| TASK DETAILS |
From the listing below, pick out each line with the word "this".
↓
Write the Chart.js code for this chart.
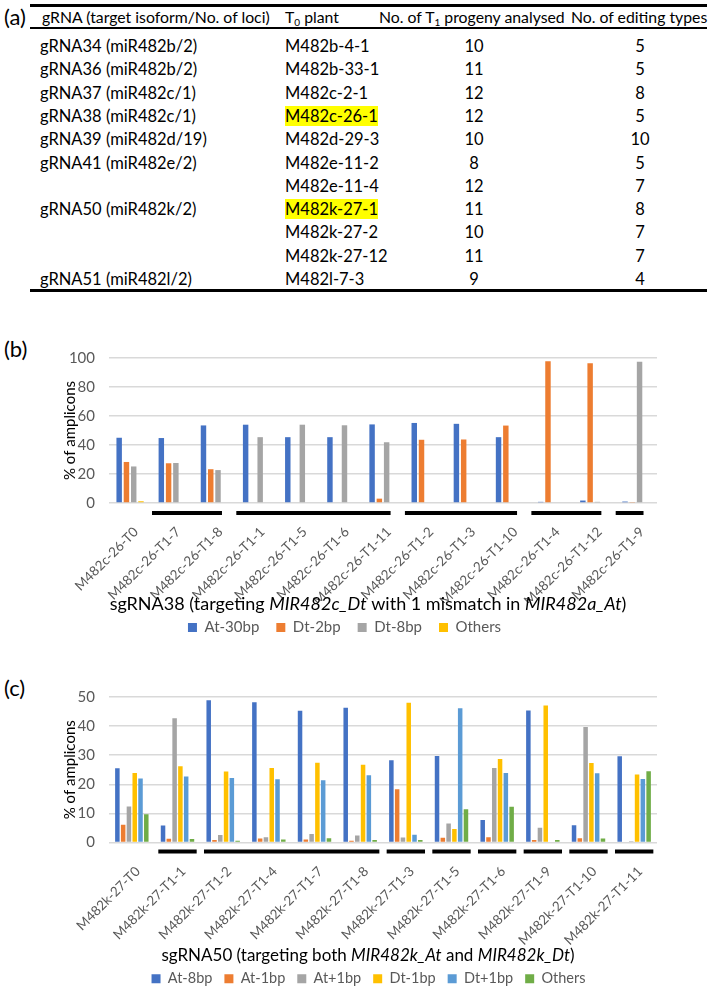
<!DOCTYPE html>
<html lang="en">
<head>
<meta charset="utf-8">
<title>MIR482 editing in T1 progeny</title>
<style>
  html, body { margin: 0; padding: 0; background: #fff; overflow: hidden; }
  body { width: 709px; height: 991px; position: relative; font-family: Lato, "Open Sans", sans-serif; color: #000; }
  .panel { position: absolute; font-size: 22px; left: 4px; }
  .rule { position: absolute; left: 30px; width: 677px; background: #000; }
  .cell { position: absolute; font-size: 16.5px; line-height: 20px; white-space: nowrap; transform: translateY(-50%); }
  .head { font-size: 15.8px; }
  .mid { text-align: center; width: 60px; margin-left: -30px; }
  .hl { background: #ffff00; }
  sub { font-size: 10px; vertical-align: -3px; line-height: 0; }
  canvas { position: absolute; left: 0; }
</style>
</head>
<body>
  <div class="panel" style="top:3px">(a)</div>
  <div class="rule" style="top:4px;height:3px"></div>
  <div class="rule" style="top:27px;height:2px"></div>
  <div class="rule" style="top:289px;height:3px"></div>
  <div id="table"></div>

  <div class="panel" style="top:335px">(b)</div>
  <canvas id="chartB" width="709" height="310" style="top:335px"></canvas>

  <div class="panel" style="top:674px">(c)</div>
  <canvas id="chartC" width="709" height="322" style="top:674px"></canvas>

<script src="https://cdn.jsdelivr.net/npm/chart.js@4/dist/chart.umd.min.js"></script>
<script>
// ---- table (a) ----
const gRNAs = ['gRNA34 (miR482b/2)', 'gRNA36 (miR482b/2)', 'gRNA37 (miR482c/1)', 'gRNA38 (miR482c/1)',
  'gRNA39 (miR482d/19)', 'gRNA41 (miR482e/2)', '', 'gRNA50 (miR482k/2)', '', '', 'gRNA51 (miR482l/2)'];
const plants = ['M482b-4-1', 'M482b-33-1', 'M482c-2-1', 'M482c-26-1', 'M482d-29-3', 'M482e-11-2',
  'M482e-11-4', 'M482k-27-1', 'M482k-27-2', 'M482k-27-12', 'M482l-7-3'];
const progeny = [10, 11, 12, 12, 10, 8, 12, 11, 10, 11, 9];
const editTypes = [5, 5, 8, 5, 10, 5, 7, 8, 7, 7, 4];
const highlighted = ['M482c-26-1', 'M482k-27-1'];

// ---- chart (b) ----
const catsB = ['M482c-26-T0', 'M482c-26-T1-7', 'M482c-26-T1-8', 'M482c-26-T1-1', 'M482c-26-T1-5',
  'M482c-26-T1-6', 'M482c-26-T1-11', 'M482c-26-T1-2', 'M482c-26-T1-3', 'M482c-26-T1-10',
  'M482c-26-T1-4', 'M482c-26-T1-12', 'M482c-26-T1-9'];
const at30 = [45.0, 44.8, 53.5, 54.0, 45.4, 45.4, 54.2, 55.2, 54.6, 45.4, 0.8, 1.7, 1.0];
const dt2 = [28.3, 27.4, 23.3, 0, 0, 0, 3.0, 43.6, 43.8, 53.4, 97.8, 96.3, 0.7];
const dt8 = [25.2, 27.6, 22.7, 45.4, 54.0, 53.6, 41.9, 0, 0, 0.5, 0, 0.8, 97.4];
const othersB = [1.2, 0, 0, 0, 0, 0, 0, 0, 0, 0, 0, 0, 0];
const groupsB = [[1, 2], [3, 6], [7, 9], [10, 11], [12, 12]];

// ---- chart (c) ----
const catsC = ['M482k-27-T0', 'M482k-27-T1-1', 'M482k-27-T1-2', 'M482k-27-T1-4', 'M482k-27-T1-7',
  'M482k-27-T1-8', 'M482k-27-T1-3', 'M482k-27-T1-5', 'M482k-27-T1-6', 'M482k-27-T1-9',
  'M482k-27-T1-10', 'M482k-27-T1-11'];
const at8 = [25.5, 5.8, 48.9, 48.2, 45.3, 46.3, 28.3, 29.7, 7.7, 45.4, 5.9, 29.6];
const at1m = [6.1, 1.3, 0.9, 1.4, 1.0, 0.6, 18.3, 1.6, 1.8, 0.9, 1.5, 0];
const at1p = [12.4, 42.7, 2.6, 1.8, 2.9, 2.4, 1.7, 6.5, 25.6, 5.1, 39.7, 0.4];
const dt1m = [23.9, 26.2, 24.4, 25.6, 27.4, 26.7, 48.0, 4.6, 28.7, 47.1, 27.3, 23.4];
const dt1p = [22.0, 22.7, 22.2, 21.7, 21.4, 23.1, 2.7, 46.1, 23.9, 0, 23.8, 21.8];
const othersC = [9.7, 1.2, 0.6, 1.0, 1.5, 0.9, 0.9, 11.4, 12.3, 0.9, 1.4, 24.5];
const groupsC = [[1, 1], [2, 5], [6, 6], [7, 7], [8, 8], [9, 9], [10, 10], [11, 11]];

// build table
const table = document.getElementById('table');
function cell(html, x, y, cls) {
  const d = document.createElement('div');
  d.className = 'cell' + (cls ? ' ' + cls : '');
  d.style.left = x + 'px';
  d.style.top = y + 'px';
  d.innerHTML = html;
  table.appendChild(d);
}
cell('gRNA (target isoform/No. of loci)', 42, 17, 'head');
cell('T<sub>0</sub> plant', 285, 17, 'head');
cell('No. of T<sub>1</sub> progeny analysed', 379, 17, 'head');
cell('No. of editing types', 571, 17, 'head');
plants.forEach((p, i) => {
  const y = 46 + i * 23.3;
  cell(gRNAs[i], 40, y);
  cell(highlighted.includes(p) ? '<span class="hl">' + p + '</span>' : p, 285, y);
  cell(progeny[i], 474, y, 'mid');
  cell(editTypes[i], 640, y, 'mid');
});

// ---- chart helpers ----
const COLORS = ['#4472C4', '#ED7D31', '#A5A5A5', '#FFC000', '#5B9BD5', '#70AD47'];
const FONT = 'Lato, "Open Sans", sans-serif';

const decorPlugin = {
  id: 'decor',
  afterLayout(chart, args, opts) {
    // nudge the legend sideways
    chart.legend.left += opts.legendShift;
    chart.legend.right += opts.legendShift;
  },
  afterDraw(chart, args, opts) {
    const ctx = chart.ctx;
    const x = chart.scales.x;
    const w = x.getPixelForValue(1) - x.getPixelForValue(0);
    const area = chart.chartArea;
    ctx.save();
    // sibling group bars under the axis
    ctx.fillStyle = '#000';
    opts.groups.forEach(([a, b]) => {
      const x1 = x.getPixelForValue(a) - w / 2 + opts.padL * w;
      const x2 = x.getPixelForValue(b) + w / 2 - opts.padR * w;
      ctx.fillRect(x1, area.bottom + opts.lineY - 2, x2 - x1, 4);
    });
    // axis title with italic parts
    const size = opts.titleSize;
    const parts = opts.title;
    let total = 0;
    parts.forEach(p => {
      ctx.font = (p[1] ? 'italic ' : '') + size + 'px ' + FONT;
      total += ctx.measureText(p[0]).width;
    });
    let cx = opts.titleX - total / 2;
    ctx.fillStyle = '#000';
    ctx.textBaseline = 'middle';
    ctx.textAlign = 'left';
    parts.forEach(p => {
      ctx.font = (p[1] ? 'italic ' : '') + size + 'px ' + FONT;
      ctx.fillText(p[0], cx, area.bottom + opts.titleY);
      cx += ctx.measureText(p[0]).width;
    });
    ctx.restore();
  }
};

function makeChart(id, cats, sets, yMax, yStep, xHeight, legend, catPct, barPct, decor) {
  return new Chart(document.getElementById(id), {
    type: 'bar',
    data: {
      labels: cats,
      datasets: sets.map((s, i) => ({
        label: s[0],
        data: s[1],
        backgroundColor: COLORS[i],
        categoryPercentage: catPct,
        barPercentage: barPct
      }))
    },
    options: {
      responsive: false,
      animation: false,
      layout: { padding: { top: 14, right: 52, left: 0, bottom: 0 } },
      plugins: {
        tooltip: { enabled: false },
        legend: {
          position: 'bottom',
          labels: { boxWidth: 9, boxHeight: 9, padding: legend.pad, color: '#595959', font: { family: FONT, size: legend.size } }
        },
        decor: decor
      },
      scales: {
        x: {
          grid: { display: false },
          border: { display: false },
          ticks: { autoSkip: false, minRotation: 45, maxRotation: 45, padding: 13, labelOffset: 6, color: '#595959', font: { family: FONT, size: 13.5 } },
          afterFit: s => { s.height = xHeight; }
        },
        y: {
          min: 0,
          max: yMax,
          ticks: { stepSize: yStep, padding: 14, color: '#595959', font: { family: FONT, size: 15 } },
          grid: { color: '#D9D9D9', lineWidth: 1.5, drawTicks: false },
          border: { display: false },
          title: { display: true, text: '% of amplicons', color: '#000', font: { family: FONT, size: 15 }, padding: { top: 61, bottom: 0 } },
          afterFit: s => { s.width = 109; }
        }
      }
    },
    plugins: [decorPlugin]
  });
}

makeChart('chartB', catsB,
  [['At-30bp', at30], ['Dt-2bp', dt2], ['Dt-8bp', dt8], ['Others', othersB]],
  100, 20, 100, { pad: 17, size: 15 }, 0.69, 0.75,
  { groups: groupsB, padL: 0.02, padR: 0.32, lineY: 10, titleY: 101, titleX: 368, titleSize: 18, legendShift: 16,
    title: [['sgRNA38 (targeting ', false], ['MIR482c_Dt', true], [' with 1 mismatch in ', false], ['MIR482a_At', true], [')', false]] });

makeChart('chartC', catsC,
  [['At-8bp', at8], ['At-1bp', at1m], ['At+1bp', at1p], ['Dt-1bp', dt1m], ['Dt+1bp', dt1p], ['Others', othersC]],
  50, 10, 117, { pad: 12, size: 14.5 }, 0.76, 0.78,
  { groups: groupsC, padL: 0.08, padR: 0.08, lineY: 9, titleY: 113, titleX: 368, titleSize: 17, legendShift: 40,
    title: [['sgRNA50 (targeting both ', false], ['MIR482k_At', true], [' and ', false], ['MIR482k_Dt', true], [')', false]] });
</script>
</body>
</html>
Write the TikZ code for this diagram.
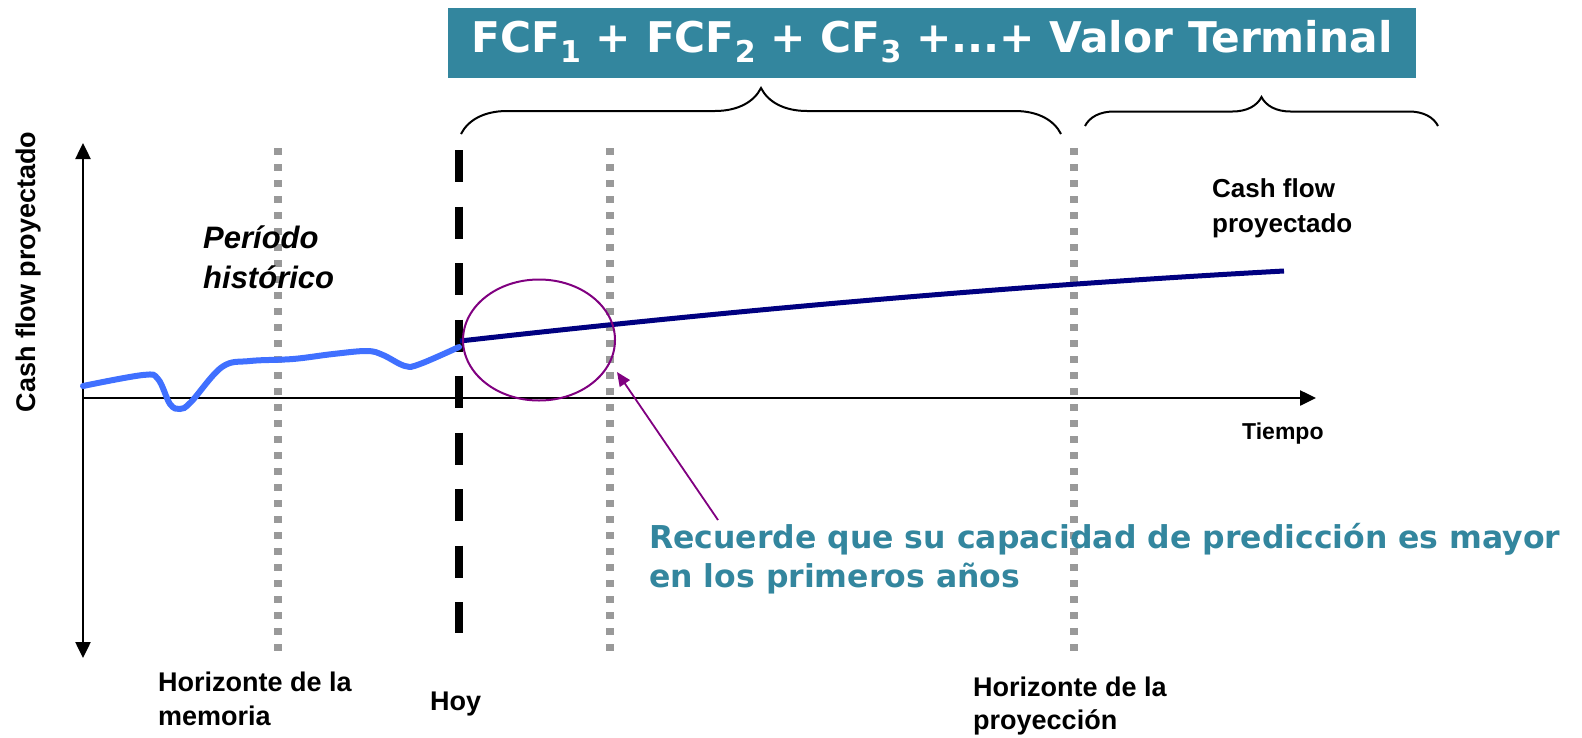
↑
| OUTPUT OF THE EXERCISE |
Write the Chart.js code for this chart.
Write the TikZ code for this diagram.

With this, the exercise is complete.